Date of execution: August 14, 2004 (Alipore Central Jail, Kolkata)
Dhananjoy Chaterjee was accused of raping and then murdering a 14 year old girl, Hetal Parekh. Dhananjoy was born in a village 200 kilometres from the main Kolkata city. He left his village to work as a security guard. The victim lived in the same apartment that Dhananjoy was guarding. According to the official verdict, it was proved that he raped the girl and then choked her to death. The judiciary declared the crime as “rarest of rare” because the guard was responsible for the protection of the society and the people living in it. The accused was scheduled to hang on June 25, 2004 but his family filed a mercy plea, which was rejected by the then President of India, A.P.J. Abdul Kalam. He was finally hanged on his 39th birthday in Alipore Central Jail in Kolkata.
Mohammad Ajmal Amir Kasab:
Date of execution: November 21, 2012 (Yerwada Jail, Pune)
Ajmal Kasab was a part of the group that was responsible for the infamous 26/11 attacks in Mumbai. This case was closely followed by the media of our country which was probably the reason why case was expedited. An 11,000 page charge sheet was filed against Kasab which made a strong case against him. He kept changing his statement from time to time and moved up to the Supreme Court pleading for mercy. President Pranab Mukherjee upheld the judgement of capital punishment on the November 5, 2012 and he was hanged to death on November 21, 2012.
Date of execution: February 9, 2013 (Tihar Jail, Delhi)
Afzal Guru was accused of being the master mind behind the attacks on the parliament on December 13, 2001. Five armed terrorists attacked the Indian Parliament which led to the death of 8 security personnel and a gardener. A media person was also shot amidst the attack and succumbed to the injuries later. The case was handed to a special cell of Delhi Police, which was able to track and arrest Afzal by December 15, 2001. He pleaded guilty in front of the media but took back his statement later claiming that he did it due to the pressure induced by the police. A special court was formed under the Prevention of Terrorism Act which finally sentenced him to death on December 18, 2002. Due to various pleads and protests the case went on till February 6, 2013, when his plea was rejected by the President Pranab Mukherjee. His execution was a carried out as a secret mission on February 9, 2013.
Date of execution: July 30, 2015 (Central Jail, Nagpur)
Yakub Memon was accused of taking part in sponsoring the 13 blasts that rocked Mumbai in 1993. A charted accountant by profession, it was claimed that he sponsored the bomb blasts that were masterminded by his brother Tiger Memon and underworld mafia Dawood Ibrahim.

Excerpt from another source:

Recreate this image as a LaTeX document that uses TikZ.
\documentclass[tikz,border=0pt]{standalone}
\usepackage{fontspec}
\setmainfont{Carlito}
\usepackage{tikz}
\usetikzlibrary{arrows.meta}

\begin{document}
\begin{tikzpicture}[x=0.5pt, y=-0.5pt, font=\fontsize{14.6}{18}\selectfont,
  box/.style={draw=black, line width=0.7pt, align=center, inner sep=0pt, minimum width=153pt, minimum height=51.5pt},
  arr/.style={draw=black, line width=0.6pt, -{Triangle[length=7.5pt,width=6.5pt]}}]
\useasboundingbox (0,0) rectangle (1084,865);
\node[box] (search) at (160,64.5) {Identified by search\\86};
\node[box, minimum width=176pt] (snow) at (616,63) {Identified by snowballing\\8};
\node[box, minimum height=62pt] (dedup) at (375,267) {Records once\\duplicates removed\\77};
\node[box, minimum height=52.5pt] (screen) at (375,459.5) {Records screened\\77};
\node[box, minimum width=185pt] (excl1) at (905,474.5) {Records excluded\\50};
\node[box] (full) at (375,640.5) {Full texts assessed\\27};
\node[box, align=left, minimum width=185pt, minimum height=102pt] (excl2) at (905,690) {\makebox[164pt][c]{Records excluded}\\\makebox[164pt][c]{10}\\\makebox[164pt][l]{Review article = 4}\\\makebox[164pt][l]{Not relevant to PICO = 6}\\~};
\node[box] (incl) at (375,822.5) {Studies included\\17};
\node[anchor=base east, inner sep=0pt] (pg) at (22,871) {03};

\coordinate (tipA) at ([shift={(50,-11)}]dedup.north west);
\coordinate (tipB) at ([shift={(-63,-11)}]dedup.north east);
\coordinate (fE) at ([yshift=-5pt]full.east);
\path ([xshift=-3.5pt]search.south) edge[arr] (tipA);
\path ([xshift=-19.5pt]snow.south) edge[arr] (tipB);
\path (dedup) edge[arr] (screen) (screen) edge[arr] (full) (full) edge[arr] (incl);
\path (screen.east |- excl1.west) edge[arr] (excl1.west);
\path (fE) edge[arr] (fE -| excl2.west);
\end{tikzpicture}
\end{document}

The blasts claimed the lives of 257 people. Yakub pleaded repeatedly before the apex court claiming that his case was not dealt with in the correct manner. Two subsequent mercy appeals were rejected which ended in an unprecedented all-night court hearing. The court rejected the final appeal at 5a.m. in the morning. Yakub was woken up at 4:00 a.m. and was allowed to take a warm water bath. He read the Quran and offered his Namaz before being hanged before 7am and was declared dead at 7:01 am.